Trespass
- Author: Rose Tremain
- Publication date: 2010

= Trespass (novel) =

2010 novel by British author Rose Tremain

Trespass is a 2010 novel by British author Rose Tremain. The novel is set in a small town in Cévennes and concerns two pairs of mixed gender dysfunctional adult siblings, one French and one English who become entangled in a dispute over property.

==Plot==
Audrun is an elderly woman who lives in a small shack she has inherited in a small town in Cévennes where she has always lived. Her older brother terrorized her when they were children and as an adult lives a lonely life in their childhood home, which he has partially ruined through hoarding. When he asks Audrun to come help him clean out the house she discovers that he has plans to sell it for roughly half a million euros.

Anthony Verey is an elderly antiques dealer who is quickly becoming insolvent. Realizing his life is stagnating he calls his sister, Veronica, who is living in Cévennes with her lover, Kitty, while they collaborate on a book. To Kitty's distress, Veronica offers to let Anthony stay with them indefinitely until he feels better. Anthony forms the idea of buying a home near Veronica and permanently resettling.

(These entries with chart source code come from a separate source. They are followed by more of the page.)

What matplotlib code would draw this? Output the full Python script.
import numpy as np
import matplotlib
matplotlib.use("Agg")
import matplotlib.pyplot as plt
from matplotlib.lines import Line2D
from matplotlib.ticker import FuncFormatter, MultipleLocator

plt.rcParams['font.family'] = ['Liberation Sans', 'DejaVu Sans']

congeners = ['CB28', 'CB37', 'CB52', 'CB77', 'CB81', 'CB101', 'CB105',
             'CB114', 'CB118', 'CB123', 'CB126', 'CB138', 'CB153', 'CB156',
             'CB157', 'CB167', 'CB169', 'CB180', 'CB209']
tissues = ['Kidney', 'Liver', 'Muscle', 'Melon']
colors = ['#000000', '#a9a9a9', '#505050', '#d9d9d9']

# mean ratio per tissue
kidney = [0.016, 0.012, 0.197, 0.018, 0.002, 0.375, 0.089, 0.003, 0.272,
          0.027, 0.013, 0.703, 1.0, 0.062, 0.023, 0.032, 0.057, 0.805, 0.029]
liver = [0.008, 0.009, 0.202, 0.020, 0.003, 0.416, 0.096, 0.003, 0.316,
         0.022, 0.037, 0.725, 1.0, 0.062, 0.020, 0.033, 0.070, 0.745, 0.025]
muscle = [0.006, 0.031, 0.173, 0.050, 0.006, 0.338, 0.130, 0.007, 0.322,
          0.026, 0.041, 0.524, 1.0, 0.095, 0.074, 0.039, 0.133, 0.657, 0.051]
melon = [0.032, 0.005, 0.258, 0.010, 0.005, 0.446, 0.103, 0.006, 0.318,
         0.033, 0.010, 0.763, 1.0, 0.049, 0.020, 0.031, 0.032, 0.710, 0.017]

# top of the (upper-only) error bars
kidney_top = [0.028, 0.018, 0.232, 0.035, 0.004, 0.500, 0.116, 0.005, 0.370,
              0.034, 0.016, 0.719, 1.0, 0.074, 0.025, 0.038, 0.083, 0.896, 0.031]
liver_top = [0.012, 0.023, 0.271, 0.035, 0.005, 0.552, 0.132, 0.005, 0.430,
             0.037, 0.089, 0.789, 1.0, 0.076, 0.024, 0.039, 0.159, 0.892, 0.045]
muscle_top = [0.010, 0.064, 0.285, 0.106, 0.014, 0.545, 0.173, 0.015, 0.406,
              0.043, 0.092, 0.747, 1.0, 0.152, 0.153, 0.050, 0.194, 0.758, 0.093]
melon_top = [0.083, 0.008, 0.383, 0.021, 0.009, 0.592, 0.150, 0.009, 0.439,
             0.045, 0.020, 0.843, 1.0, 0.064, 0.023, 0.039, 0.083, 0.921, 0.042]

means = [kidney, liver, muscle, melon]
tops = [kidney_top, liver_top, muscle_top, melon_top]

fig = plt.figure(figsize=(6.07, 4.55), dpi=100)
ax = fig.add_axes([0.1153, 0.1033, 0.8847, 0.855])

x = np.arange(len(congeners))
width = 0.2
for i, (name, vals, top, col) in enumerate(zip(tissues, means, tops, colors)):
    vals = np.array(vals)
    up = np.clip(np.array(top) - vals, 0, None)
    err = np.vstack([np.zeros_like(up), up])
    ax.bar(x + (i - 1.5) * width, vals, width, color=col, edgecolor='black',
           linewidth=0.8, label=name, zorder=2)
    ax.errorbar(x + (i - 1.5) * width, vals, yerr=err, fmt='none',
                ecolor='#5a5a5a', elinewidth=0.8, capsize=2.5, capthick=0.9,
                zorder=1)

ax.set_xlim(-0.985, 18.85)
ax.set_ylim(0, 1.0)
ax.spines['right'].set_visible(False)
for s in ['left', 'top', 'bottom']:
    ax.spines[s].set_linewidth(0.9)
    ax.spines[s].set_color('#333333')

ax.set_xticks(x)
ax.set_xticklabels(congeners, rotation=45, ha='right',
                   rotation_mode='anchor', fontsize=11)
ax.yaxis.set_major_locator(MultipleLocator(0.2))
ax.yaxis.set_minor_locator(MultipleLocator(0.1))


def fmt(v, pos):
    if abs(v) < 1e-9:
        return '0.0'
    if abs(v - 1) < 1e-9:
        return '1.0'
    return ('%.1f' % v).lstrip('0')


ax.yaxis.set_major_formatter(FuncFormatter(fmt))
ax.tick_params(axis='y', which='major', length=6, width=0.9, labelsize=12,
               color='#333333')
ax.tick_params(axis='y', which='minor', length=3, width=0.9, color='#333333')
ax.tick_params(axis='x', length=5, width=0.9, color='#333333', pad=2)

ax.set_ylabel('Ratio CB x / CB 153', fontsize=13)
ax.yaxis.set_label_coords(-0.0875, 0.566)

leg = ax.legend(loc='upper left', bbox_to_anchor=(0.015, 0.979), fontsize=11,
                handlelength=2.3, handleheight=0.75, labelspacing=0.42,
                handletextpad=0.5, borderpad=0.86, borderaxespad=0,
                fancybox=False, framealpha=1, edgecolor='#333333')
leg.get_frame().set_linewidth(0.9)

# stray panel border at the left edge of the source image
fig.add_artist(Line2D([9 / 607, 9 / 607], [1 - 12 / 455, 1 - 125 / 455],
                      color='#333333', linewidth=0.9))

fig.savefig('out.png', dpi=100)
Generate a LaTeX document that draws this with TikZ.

Aramon, Audrun's brother, continues to make her life hell, telling her that the small shack she built near their childhood home is an eyesore and if any of it crosses onto his property line he will tear it down. Because the shack was hastily built Audrun is unsure of its legality. She begins to contemplate murdering her brother.

Anthony visits Aramon's house, the Mas Lunel, which he falls in love with but refuses to buy after seeing Audrun's shack. He goes to visit another property and never returns. Veronica launches an extensive search for him and as she does her relationship with Kitty, who hated Anthony, falls apart.

In the meantime Aramon has been getting increasingly ill, experiencing blackouts which he had much earlier in his life as a teenager when he and his father began raping Audrun after Bernadette, Audrun and Aramon's mother died. Audrun suggests to Aramon that Anthony was there the day he disappeared but as Aramon was experiencing a prolonged blackout he cannot remember if this is true or not. Audrun continues to feed Aramon's paranoia and, after he finds Anthony's car in his garage, he withdraws the house for sale and bars all visitors. When a family friend asks if her daughter can bring some schoolchildren on their property for a picnic Aramon refuses, but Audrun permits them to lunch on her side of the property. One of the children then discovers Anthony's body in a pool of water.

When the police come to investigate Audrun deliberately lets slip that she saw Anthony and Aramon together a second time. In actuality, after an unsatisfactory viewing of another country home, Anthony had decided to buy Mas Lunel and Audrun, wanting to block the sale, persuaded him to accompany her to the river where she murdered him, planted the body in a small pool, and then hid his car in Aramon's garage. Aramon is arrested but Audrun's victory is short lived. After a dry summer season forest fires break out in the region and one of them destroys the Mas Lunel. Audrun decides to raze Mas Lunel and let nature take over the land.

In prison Aramon is treated for ulcers, makes a few friends, and finally approaches something close to happiness for the first time in years. One day Audrun decides to visit him, bringing him a branch of white cherry blossom which they both remember as a positive memory from when they were children. Aramon finally apologizes to Audrun for his abuse.

==Characters==
- Audrun Lunel, a poor French woman who has lived in Rouasse her entire life
- Aramon Lunel, Audrun's abusive brother
- Anthony Verey, an ageing English antiques dealer
- Veronica Verey, Anthony's sister, a professional landscaper
- Kitty Meadows, Veronica's lover, a watercolour artist

==Critical reception==
The novel received nearly unanimous critical praise. The Globe and Mail praised Tremain as "a writer in command of her craft." The New York Times declared Tremain's style "authoritative". The Guardian had some reservations about the novel but complimented it as "a successful novel, well made and written with a light touch".

==Film adaptation==
The novel was loosely adapted into the 2017 film Dark River written and directed by Clio Barnard.